Leave out all pictures. Return exactly the lines from the top of the material through the line containing "const projYears = d3.range(2020, 2101);".

__Material__
^^^^
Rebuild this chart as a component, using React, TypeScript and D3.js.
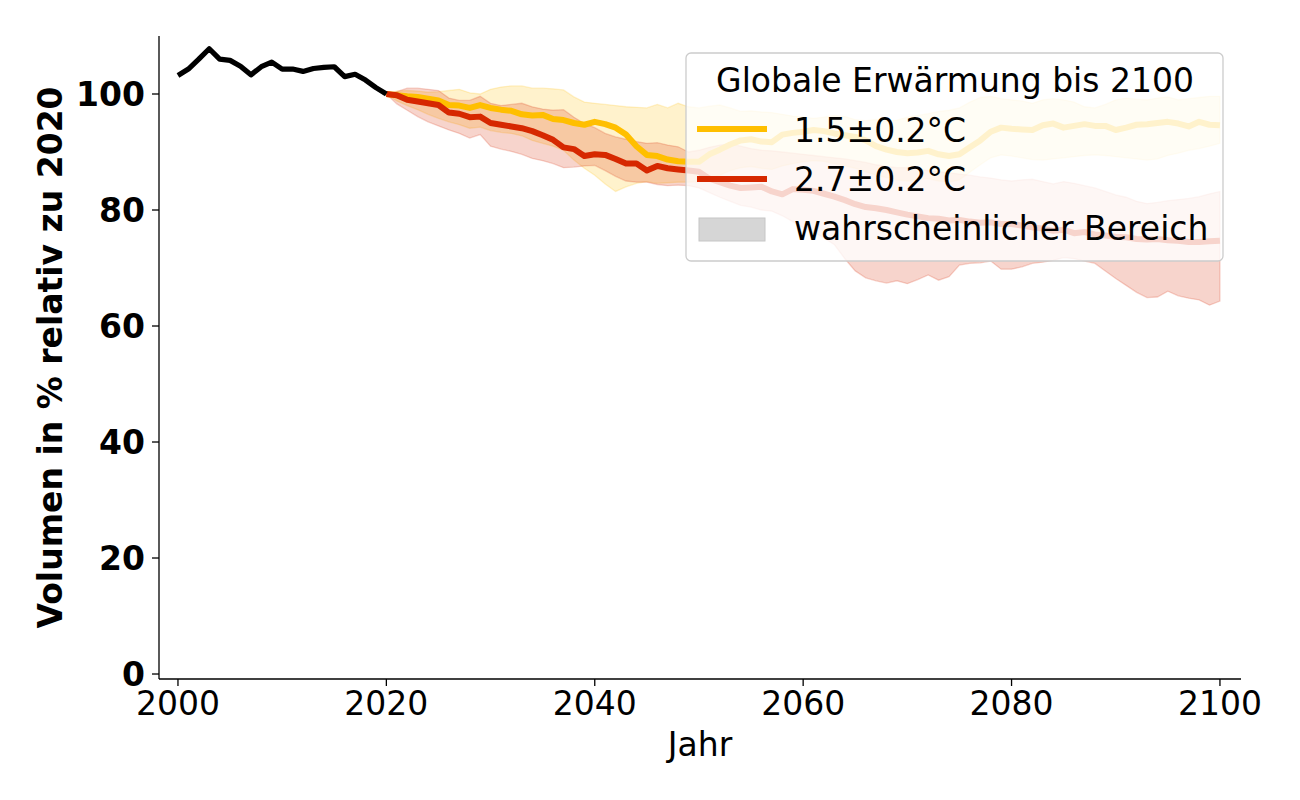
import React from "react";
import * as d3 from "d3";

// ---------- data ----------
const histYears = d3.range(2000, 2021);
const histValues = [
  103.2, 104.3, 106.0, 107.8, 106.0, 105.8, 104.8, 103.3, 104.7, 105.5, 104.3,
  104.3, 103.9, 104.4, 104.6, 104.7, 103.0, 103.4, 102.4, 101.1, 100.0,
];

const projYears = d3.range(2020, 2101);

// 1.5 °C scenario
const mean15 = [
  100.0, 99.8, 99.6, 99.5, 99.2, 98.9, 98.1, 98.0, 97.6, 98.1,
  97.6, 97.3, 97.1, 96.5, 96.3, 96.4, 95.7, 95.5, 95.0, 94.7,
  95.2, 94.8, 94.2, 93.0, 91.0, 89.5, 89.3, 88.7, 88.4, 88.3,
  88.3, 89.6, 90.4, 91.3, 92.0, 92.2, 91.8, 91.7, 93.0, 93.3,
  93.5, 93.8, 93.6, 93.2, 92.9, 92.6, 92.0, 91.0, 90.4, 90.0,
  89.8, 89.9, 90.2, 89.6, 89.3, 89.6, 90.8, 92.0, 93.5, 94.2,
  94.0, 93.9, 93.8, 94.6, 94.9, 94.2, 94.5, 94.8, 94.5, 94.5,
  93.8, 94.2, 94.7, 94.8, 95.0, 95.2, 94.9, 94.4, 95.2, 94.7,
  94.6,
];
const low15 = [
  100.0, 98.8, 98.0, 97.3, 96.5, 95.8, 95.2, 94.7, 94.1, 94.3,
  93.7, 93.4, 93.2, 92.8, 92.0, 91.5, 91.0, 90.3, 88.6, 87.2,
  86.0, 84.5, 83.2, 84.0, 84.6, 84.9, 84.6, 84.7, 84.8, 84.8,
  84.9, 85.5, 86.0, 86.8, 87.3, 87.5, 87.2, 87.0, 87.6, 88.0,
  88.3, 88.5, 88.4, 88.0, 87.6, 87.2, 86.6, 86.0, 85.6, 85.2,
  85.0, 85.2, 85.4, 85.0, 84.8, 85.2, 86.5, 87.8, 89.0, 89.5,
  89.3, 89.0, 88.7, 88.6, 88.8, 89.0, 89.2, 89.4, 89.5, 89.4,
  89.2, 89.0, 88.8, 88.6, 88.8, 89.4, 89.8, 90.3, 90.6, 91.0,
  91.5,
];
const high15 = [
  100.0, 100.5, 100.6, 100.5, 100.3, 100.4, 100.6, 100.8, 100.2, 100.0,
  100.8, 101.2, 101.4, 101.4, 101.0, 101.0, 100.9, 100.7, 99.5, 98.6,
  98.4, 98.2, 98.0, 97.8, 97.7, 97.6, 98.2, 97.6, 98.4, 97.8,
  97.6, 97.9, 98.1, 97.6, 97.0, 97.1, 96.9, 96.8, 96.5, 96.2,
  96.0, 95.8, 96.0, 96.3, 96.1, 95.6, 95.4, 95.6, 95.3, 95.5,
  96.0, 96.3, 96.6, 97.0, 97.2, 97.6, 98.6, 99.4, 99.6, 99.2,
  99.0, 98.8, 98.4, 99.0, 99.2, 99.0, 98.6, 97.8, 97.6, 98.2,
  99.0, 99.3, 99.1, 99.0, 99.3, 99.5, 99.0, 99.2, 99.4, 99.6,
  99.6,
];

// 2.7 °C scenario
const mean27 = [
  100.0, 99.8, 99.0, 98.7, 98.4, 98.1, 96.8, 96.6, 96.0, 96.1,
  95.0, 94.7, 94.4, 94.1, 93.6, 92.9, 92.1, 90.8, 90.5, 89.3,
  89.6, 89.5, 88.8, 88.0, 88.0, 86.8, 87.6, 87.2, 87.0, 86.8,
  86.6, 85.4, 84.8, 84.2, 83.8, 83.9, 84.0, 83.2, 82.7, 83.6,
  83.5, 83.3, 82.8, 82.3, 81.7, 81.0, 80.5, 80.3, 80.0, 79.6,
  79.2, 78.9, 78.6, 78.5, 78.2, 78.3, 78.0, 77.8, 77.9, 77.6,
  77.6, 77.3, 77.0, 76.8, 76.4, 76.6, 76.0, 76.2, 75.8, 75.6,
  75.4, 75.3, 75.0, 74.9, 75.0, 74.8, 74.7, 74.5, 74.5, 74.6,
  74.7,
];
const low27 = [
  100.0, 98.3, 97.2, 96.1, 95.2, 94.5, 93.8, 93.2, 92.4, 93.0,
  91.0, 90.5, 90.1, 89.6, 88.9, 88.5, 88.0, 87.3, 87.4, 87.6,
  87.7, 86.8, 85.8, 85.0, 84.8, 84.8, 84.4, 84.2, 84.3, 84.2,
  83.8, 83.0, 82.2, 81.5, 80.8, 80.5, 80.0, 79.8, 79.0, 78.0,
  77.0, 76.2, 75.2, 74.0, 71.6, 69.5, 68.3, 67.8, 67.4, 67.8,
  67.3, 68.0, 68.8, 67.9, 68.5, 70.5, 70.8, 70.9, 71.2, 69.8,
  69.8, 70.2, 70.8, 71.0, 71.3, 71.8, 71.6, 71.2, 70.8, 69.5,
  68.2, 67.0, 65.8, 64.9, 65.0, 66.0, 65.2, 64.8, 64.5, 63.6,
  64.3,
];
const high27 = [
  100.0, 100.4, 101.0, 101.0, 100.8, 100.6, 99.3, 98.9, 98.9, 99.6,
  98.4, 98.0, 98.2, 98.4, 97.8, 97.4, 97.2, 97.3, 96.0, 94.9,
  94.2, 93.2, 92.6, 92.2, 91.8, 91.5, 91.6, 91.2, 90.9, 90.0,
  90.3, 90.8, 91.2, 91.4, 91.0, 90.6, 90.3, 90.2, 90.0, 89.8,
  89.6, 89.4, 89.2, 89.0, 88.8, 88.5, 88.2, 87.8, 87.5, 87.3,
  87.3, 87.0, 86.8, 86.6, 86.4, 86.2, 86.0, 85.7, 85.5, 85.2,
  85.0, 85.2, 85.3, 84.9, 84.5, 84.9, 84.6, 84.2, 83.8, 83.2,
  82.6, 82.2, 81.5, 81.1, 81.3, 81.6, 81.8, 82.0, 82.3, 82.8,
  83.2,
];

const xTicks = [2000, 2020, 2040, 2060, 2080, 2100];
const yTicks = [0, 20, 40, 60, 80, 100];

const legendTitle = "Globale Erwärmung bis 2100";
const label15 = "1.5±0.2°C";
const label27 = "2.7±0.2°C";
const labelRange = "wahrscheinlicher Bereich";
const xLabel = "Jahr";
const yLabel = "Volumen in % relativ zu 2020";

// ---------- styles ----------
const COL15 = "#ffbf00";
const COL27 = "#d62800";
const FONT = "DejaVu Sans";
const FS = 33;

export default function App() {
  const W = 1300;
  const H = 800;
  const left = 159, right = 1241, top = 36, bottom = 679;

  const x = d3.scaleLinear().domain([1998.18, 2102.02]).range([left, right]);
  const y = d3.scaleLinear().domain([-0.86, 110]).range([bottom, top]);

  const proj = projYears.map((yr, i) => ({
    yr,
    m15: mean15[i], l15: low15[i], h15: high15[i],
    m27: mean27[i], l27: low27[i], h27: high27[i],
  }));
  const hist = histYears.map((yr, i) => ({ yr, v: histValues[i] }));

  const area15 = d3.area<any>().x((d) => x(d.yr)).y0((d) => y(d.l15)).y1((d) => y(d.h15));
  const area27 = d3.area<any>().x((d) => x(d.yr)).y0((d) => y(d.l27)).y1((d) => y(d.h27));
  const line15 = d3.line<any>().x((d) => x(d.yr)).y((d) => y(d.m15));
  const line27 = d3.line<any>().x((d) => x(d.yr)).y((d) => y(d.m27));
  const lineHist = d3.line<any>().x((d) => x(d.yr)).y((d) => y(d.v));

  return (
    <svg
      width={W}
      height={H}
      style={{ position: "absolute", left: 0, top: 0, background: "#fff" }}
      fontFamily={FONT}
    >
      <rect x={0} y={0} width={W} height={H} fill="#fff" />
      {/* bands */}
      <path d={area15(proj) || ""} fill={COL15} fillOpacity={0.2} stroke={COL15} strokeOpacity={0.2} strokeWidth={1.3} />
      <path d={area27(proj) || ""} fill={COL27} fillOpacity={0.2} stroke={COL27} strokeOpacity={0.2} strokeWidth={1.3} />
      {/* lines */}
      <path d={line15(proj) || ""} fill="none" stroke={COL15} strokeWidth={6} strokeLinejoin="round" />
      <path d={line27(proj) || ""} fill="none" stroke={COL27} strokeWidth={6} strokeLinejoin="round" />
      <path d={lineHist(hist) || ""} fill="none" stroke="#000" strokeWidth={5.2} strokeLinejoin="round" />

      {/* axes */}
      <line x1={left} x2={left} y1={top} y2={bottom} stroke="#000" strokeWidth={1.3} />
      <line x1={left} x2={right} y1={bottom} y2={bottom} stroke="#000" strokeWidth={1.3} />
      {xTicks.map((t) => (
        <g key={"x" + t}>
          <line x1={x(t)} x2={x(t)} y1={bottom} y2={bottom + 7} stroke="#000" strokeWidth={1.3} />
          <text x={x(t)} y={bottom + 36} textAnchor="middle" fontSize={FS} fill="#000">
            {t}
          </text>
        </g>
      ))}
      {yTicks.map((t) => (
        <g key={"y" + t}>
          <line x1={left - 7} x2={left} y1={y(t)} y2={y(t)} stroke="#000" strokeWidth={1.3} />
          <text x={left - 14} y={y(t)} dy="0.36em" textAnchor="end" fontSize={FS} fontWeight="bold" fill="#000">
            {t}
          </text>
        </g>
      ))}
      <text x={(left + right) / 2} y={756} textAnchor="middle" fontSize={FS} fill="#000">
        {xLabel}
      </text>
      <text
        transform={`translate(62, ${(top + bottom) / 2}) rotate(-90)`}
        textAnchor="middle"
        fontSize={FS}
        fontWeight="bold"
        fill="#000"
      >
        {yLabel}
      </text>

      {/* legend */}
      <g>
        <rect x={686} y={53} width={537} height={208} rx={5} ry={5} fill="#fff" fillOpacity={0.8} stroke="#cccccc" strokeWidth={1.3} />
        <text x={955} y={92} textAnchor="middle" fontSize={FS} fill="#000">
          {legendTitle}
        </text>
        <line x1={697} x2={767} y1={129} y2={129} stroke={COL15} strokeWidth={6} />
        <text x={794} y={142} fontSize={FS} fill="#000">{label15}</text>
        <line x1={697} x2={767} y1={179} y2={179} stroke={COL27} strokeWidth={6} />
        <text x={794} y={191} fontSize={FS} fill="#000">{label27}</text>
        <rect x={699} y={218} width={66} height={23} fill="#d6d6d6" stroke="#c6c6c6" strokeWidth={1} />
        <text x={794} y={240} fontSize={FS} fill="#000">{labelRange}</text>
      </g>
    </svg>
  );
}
^^^^
__Exercise solution__
Rebuild this chart as a component, using React, TypeScript and D3.js.
import React from "react";
import * as d3 from "d3";

// ---------- data ----------
const histYears = d3.range(2000, 2021);
const histValues = [
  103.2, 104.3, 106.0, 107.8, 106.0, 105.8, 104.8, 103.3, 104.7, 105.5, 104.3,
  104.3, 103.9, 104.4, 104.6, 104.7, 103.0, 103.4, 102.4, 101.1, 100.0,
];

const projYears = d3.range(2020, 2101);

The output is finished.